As for myself, I think the factors that contributed to liking Kuelap very much were, among other things, the process of 48 hours getting there, learning to know people, and also the process of getting to Kuelap itself from Chachapoyas. Supposedly it takes 3 hours, but with my luck it took more, as usual... We happened to see another rumbo... or road block. This time not mud, but stones (with some mud of course), and we had to climb over it. The road goin up in the mountains was not the widest or best built one, so having parts of the road almost distroyed, was of no surprise anymore. And since the road ended in Kuelap, it was also fun to see 2 taxies (we guessed - from Chachapoyas), who were stuck on the other side of the road block and could serve the rote ¨roadblock - Kuelap¨ for something like 5 days until they would clear the way for them to return to the city. Guess it was good business for them, since it seemed there was sufficient traffick of people and not only of tourists, but also peopl living in the 4-3 villages that were between the Kuelap and the road block, and no transportation.

We were also contemplating whether falling down the slopes would hurt or not?... Sure, our conclusion was that while it is not that steep, there was practically no trees or other stronger vegetation examples that would allow to hold onself in one place, and therefore the fall would be if not lethal, then would definitely hurt. And, with that conclusion we remained certain that none of us would like to try it. Even less so in the car, so at one point of our ¨roadblock - Kuelap¨ driving part, we actually had to get out of the car to the guy can drive over another mud+stone pile, while we walked over it. This of course can not compete with Karlis walking from Ecuador borded to San Ignacio where he lost his shoe in the mud, but was enough adventure for me. At least we are told that further south where we are heading , the roads are supposed to be better, and so we hope.

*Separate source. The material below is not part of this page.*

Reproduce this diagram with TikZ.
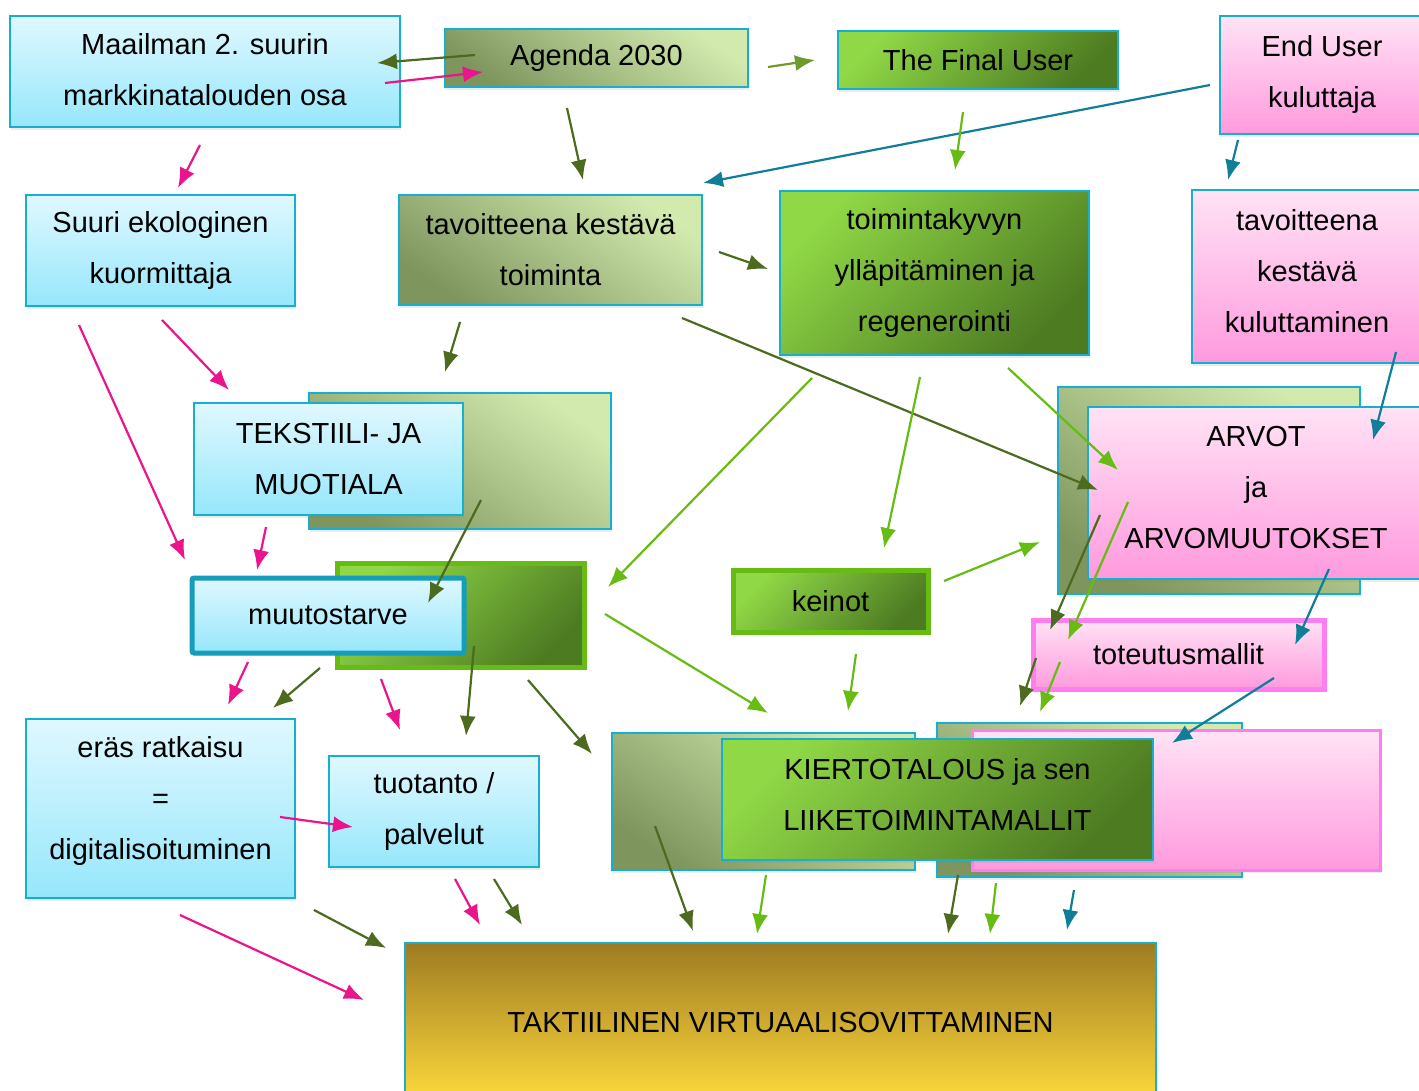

Agh, and on our way back from Kuelap, on that roadblock where we changed cars we met a cuople that was sitting on our last row in the Lima - Chacha bus, and one more girl. They were to rech 72 hours by the time they got to Kuelap. Guess also an adventure for them, as they were not doing the Chacha - Lima trip more than once-twice a year.

Here we finish with history, and more stories on Incas and their conquests will follow as we are heading south.